Le front concerne désormais trois chapitres: le Qalamoun dont la bataille la plus dure et la plus dangereuse a commencé. Le dossier des otages militaires dont la libération entrerait dans le cadre de la bataille du Qalamoun, et la tension entre Ersal et son environnement due aux mouvements des terroristes et la prise en otage du village. La libération du Qalamoun signifierait la libération de Ersal et la liquidation de la carte de son jurd détenu par les combattants rebelles et qui comporte de nombreux dangers pour le Liban.
Chaouki Achkouti
Le rôle délicat de Ersal
Depuis le début de la crise syrienne, il y a quatre ans, Ersal joue un rôle fort délicat dû à son emplacement géographique, à l’interpénétration de son jurd avec la frontière syrienne et à sa réalité communautaire différenciée dans la région. Une région qui s’est transformée en antichambre médicale, alimentaire et logistique pour les groupes armés qui combattent le régime et le Hezbollah. Avec la bataille du Qalamoun, le projet de démantèlement du camp de Ersal est à nouveau évoqué, surtout qu’il s’est transformé en havre pour les terroristes.
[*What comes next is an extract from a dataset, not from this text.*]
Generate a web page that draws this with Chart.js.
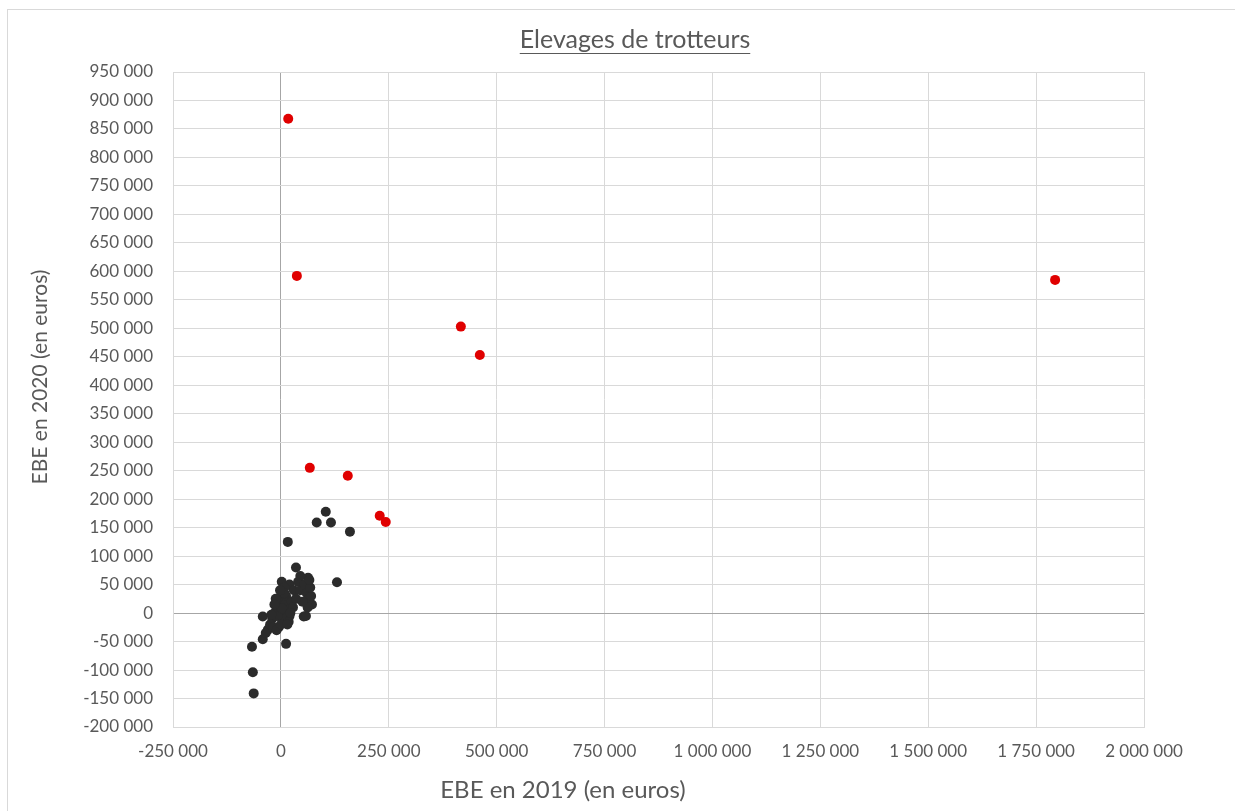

L’idée de transférer le camp est justifiée par le fait que la majorité de ses occupants ont des liens familiaux avec les éléments armés présents dans le jurd syrien du Qalamoun. Ceux-ci viennent souvent voir les leurs, ce qui induit des craintes sécuritaires provenant de leur possible infiltration à Ersal.
D’après les aveux des détenus arrêtés dans ce camp, celui-ci est devenu un centre pour la préparation des voitures et ceintures piégées, pour la formation des suicidaires et pour la planification d’attaques contre l’armée ou contre des cibles civiles, même à l’intérieur de Ersal.